Determine the number of lines containing the word "this". Reply with it and nothing else.

———

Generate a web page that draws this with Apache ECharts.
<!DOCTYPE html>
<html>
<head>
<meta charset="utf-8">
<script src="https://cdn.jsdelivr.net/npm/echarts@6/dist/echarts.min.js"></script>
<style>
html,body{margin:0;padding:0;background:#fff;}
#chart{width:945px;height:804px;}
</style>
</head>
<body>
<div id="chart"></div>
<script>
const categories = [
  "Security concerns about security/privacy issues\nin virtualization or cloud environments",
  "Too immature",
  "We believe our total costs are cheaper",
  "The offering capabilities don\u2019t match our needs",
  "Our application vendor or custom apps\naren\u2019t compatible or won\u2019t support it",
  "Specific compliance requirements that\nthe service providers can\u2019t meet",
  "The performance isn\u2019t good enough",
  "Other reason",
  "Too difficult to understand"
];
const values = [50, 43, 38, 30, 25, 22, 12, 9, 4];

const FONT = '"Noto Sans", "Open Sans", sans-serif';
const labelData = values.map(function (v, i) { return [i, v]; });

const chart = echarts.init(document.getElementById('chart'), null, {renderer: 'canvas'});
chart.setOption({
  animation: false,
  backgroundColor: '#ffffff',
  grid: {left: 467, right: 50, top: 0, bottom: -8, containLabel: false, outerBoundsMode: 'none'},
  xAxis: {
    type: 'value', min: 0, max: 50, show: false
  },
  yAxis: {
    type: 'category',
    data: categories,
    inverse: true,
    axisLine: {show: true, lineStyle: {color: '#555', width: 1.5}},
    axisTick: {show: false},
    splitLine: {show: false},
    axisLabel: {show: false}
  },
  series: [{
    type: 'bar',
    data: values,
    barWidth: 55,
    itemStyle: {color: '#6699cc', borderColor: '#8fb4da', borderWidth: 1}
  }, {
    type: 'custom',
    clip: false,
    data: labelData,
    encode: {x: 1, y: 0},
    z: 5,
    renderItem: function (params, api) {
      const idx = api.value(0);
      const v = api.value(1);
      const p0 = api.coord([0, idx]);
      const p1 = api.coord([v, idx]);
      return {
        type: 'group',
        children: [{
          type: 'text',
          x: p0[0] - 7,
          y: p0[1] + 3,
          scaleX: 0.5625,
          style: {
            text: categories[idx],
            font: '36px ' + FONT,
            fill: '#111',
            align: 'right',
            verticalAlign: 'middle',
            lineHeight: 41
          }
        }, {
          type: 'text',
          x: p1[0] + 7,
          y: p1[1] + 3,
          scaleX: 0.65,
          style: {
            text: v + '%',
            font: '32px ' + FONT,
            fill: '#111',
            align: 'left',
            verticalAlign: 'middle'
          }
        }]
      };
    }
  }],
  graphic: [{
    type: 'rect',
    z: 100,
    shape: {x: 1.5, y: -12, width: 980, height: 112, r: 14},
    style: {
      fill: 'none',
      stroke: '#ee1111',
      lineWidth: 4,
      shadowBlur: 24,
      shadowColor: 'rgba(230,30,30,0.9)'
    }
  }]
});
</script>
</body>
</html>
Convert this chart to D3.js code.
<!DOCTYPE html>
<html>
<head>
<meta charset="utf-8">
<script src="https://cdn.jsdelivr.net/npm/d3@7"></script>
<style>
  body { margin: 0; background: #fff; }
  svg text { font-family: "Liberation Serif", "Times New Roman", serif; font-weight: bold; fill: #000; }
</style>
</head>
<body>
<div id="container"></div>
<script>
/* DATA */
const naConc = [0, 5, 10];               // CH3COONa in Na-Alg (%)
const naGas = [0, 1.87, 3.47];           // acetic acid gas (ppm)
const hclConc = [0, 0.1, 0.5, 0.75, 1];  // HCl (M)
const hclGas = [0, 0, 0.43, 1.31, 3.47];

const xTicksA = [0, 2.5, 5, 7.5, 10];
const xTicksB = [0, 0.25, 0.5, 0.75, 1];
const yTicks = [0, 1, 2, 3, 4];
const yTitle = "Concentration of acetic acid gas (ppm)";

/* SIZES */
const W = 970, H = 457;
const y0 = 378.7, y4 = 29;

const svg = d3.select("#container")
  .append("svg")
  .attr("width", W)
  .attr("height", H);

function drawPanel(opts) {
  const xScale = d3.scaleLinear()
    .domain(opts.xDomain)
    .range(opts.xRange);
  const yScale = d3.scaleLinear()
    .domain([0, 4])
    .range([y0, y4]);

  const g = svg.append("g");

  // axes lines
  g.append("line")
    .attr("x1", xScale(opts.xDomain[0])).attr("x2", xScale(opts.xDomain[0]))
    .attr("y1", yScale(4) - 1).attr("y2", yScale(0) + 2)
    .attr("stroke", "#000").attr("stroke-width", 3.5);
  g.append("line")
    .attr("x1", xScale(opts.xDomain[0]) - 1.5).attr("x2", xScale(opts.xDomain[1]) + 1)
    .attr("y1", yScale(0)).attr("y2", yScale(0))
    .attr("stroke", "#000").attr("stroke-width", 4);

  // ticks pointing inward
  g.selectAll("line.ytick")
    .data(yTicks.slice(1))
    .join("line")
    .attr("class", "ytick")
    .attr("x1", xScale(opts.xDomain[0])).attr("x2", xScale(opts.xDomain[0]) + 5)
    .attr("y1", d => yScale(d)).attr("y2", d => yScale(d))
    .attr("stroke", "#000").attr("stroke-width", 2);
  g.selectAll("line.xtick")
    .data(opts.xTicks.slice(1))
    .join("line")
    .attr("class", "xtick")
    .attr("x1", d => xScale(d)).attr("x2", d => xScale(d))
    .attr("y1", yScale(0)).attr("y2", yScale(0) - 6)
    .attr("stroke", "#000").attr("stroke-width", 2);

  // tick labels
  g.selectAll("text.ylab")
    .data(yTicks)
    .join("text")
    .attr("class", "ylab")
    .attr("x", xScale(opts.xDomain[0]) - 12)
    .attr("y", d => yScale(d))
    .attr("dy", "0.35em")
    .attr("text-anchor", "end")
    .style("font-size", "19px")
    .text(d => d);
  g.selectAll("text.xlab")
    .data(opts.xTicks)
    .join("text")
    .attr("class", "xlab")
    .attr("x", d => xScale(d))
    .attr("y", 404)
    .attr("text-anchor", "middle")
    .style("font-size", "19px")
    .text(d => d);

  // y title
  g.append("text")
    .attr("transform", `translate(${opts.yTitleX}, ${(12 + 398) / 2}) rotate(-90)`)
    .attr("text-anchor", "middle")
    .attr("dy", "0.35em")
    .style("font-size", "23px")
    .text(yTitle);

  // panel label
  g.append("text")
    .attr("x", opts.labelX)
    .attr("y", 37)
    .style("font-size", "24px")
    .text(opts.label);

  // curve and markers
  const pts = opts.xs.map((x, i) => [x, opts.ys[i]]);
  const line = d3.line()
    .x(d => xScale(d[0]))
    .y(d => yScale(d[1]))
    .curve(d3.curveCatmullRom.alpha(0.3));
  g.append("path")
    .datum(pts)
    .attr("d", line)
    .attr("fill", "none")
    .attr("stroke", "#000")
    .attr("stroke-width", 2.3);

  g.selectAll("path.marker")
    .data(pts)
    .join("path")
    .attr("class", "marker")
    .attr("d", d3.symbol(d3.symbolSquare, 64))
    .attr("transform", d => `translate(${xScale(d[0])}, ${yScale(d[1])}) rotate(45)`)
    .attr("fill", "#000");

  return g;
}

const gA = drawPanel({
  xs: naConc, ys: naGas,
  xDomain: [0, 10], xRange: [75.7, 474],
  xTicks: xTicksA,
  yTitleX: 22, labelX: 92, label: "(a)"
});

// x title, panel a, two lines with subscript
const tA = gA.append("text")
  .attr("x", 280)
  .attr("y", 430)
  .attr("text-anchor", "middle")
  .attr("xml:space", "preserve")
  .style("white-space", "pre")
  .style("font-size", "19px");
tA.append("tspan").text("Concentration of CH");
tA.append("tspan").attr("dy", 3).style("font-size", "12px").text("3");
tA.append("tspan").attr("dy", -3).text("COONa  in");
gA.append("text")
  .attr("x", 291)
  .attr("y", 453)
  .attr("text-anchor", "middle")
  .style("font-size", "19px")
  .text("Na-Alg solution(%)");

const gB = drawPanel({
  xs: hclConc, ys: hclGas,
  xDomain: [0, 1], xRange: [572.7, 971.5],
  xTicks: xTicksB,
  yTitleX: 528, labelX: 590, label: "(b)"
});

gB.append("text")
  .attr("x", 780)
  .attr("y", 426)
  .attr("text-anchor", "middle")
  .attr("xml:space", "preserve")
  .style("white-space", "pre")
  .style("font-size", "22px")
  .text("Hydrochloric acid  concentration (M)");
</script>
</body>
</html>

———

Full solution:
2